- INSTRUCTIONS TO FOLLOW: Lines from the one containing "Clone this chart in seaborn and matplotlib." to the one containing "y_ticks = [4, 5, 6, 7, 8, 9, 10]", both lines included, are to be extracted exactly from the data below; pictures are excluded.

============

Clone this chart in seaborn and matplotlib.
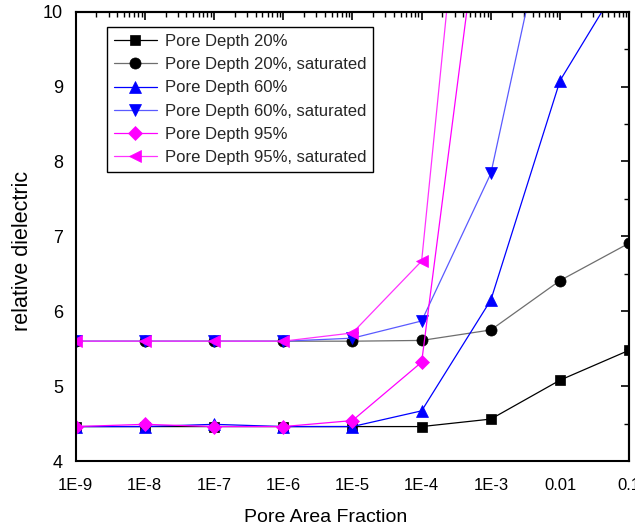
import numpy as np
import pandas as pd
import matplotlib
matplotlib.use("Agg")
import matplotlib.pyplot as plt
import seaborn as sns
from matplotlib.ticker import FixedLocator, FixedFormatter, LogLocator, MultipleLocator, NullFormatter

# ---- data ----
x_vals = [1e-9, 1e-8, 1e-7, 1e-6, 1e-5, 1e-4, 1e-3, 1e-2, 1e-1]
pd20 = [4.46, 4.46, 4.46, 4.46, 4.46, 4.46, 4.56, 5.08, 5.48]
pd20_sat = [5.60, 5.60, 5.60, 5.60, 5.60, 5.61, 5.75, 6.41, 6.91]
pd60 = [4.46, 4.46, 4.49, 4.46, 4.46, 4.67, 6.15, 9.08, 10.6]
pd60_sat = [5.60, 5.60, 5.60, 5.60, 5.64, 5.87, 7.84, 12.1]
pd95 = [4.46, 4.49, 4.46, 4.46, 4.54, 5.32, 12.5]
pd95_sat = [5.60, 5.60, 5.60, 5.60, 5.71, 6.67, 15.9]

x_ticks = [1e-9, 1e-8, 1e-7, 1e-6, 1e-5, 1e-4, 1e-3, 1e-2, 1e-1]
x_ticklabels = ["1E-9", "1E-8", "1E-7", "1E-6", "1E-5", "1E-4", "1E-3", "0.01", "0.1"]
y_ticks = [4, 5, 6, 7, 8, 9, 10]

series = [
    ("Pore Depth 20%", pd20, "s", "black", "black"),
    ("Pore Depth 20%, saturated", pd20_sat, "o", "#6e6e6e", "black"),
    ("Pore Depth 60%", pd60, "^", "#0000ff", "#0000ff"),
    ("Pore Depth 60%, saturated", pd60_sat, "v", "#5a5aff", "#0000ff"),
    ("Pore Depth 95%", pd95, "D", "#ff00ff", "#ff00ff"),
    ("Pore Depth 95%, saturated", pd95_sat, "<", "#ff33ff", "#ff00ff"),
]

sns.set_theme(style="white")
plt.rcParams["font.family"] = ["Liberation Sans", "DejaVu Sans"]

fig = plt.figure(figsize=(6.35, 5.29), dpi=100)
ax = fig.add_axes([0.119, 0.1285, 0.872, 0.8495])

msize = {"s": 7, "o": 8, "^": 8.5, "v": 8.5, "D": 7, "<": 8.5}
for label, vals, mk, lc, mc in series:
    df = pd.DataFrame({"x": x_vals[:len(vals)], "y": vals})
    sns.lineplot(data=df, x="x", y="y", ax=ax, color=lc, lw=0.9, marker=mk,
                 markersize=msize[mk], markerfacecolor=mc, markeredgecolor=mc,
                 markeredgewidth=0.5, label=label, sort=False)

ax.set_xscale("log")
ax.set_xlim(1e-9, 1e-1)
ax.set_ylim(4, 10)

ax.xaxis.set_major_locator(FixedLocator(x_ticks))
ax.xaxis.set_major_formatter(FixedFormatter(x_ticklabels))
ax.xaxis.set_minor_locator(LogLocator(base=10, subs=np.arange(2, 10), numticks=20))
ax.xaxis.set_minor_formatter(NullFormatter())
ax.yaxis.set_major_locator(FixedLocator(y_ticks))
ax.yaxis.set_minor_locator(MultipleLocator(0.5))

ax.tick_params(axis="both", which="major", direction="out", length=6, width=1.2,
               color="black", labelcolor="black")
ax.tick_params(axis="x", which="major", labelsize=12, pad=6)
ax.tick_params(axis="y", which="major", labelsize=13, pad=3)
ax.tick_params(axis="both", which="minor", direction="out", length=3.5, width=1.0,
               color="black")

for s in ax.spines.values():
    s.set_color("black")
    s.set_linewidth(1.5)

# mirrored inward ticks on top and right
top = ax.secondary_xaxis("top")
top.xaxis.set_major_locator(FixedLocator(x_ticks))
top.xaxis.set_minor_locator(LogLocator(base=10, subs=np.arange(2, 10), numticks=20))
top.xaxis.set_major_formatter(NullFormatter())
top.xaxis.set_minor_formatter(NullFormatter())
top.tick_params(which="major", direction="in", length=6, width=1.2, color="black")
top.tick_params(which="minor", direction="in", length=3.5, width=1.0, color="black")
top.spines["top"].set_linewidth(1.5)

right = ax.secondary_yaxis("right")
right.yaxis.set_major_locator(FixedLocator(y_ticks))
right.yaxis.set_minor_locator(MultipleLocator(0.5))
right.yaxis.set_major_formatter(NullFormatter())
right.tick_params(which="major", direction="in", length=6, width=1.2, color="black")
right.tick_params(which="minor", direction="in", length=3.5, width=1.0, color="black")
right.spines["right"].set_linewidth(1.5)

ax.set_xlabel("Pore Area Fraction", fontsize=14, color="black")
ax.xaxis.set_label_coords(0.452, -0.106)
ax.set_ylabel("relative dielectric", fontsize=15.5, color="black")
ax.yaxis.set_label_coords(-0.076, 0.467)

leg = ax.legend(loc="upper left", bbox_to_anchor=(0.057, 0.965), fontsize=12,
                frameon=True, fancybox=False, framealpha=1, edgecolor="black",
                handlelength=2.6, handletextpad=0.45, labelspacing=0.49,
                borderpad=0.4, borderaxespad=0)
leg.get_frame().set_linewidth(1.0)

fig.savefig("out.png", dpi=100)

============

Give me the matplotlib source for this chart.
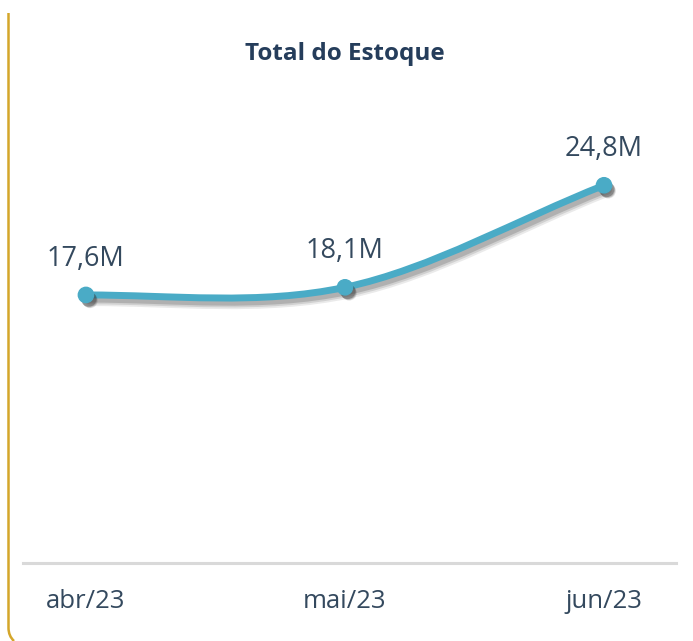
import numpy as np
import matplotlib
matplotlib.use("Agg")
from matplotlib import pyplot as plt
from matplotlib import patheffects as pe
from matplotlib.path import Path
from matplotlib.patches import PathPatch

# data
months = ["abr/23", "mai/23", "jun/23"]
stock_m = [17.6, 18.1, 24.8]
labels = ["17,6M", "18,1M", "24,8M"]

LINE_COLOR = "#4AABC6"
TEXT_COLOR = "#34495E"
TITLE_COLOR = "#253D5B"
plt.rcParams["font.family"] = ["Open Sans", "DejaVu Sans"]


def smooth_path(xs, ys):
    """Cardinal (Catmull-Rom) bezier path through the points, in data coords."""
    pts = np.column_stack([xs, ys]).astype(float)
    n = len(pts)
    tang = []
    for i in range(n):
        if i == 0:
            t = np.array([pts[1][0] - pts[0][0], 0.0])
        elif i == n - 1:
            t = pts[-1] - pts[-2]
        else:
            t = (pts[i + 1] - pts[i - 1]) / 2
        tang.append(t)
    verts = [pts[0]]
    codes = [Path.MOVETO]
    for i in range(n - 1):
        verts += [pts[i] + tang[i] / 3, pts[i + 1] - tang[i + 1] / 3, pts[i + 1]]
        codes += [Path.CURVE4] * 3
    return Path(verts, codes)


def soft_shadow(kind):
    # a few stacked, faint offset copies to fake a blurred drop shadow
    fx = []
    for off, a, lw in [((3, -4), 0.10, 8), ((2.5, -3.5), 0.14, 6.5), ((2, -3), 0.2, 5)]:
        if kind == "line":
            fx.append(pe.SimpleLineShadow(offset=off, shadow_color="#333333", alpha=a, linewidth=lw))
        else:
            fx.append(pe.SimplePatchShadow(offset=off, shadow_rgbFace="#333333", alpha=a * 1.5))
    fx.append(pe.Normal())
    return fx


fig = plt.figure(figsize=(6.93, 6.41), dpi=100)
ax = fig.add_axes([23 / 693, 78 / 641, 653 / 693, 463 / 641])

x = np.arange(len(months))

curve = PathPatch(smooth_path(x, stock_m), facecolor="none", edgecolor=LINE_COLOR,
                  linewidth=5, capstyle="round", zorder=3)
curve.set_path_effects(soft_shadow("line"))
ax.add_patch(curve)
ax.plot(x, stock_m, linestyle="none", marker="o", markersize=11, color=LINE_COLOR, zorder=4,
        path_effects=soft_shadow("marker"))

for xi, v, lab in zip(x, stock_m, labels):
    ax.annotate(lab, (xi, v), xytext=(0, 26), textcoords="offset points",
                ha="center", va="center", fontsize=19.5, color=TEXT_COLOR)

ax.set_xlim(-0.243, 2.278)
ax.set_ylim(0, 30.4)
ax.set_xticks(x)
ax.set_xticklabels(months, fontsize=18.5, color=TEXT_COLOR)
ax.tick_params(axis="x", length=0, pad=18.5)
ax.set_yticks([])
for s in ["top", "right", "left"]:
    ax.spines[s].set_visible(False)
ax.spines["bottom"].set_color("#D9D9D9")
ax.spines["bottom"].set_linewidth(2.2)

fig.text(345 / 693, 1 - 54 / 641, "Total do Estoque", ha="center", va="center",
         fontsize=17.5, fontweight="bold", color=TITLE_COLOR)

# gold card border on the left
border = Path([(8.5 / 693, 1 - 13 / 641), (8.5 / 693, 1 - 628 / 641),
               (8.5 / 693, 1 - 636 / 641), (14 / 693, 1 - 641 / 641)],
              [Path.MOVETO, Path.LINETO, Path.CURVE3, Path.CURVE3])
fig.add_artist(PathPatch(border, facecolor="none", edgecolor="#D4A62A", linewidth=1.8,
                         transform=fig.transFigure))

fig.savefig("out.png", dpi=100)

============

- EXERCISE SOLUTION:
Clone this chart in seaborn and matplotlib.
import numpy as np
import pandas as pd
import matplotlib
matplotlib.use("Agg")
import matplotlib.pyplot as plt
import seaborn as sns
from matplotlib.ticker import FixedLocator, FixedFormatter, LogLocator, MultipleLocator, NullFormatter

# ---- data ----
x_vals = [1e-9, 1e-8, 1e-7, 1e-6, 1e-5, 1e-4, 1e-3, 1e-2, 1e-1]
pd20 = [4.46, 4.46, 4.46, 4.46, 4.46, 4.46, 4.56, 5.08, 5.48]
pd20_sat = [5.60, 5.60, 5.60, 5.60, 5.60, 5.61, 5.75, 6.41, 6.91]
pd60 = [4.46, 4.46, 4.49, 4.46, 4.46, 4.67, 6.15, 9.08, 10.6]
pd60_sat = [5.60, 5.60, 5.60, 5.60, 5.64, 5.87, 7.84, 12.1]
pd95 = [4.46, 4.49, 4.46, 4.46, 4.54, 5.32, 12.5]
pd95_sat = [5.60, 5.60, 5.60, 5.60, 5.71, 6.67, 15.9]

x_ticks = [1e-9, 1e-8, 1e-7, 1e-6, 1e-5, 1e-4, 1e-3, 1e-2, 1e-1]
x_ticklabels = ["1E-9", "1E-8", "1E-7", "1E-6", "1E-5", "1E-4", "1E-3", "0.01", "0.1"]
y_ticks = [4, 5, 6, 7, 8, 9, 10]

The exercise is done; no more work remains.